Coun. Cecil James says her words are what he and others have been waiting for, for a decade.
“It’s better late than never. I’m very happy,” said James.
He’s part of a group that’s been trying to get Indigenous and Northern Affairs Canada to intervene to get non-Indigenous businessmen out of the Red Sun Gas Bar, which is located on their urban reserve just outside of Winnipeg.
A deal was struck in 2007 between David Doer, who is the band’s former third party manager, and then-chief Terry Nelson along with his daughter Kathy. Some $2.1 million of Roseau’s trust money went into developing the site where the gas bar sits. Many band members feel they should get more benefit from their investment, and want Doer out.
If they ran Red Sun and kept all the profits and tobacco rebate, it would be a cash injection of more than $1-million a year for the impoverished community, James believes. He’s one of two councillors who opposed the deal. This past summer Chief Alfred Hayden and two other councillors restarted the clock with Doer by inking a new 20-year deal to keep him at Red Sun.

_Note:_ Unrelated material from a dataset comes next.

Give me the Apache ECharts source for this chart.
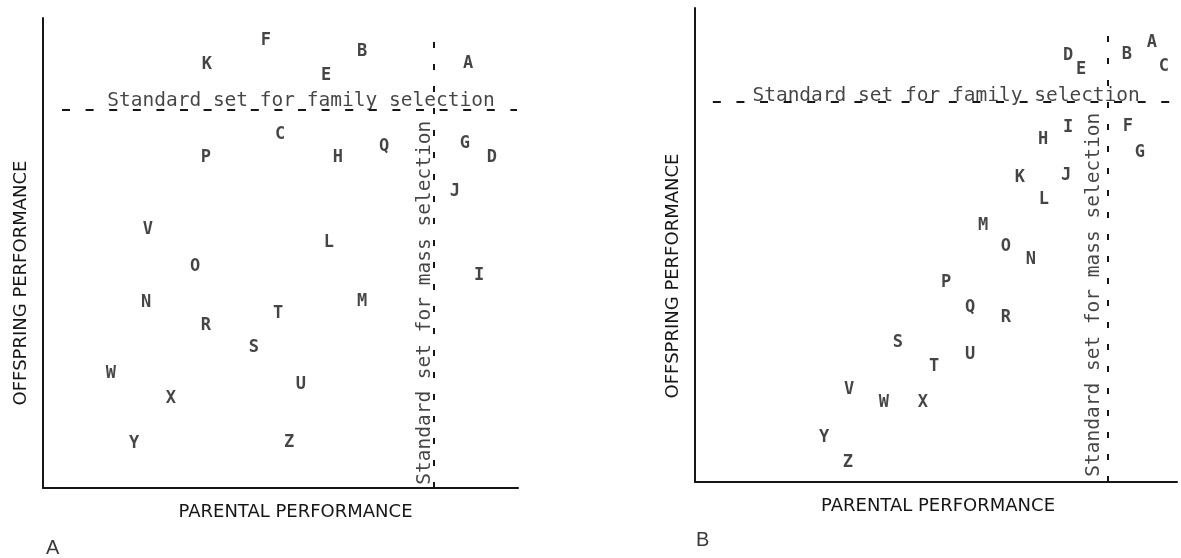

“That’s money that’s now flowing out of the community and it would have gone a long way in addressing our housing and infrastructure needs,” James said.
He has formally asked Manitoba Finance Minister Cam Friesen to intervene, given the potential loss of tax revenue for the Manitoba government if regular customers are getting tax-exempt gas and cigarettes. Friesen hasn’t responded.
As for Doer, he denied that he or any other manager sanctioned the practice of giving non-status customers tax-free merchandise by misusing other customers’ status cards. He declined an interview request but sent an email from his lawyer, Dean Giles.
“Mr. Doer is not inclined to submit to an interview or otherwise reply to the allegations that have been made.” his email stated in part. “It is made absolutely clear to all Red Sun employees that all non-treaty customers must pay tax on purchases made at the store. In the past, Red Sun has terminated employees for using their own treaty numbers in connection with sales to non-aboriginal customers or otherwise engaging in conduct of the sort.”
The contract states that Doer must pay 10 per cent of his proceeds to a community fund. But James says he has not been able to access the fund’s books.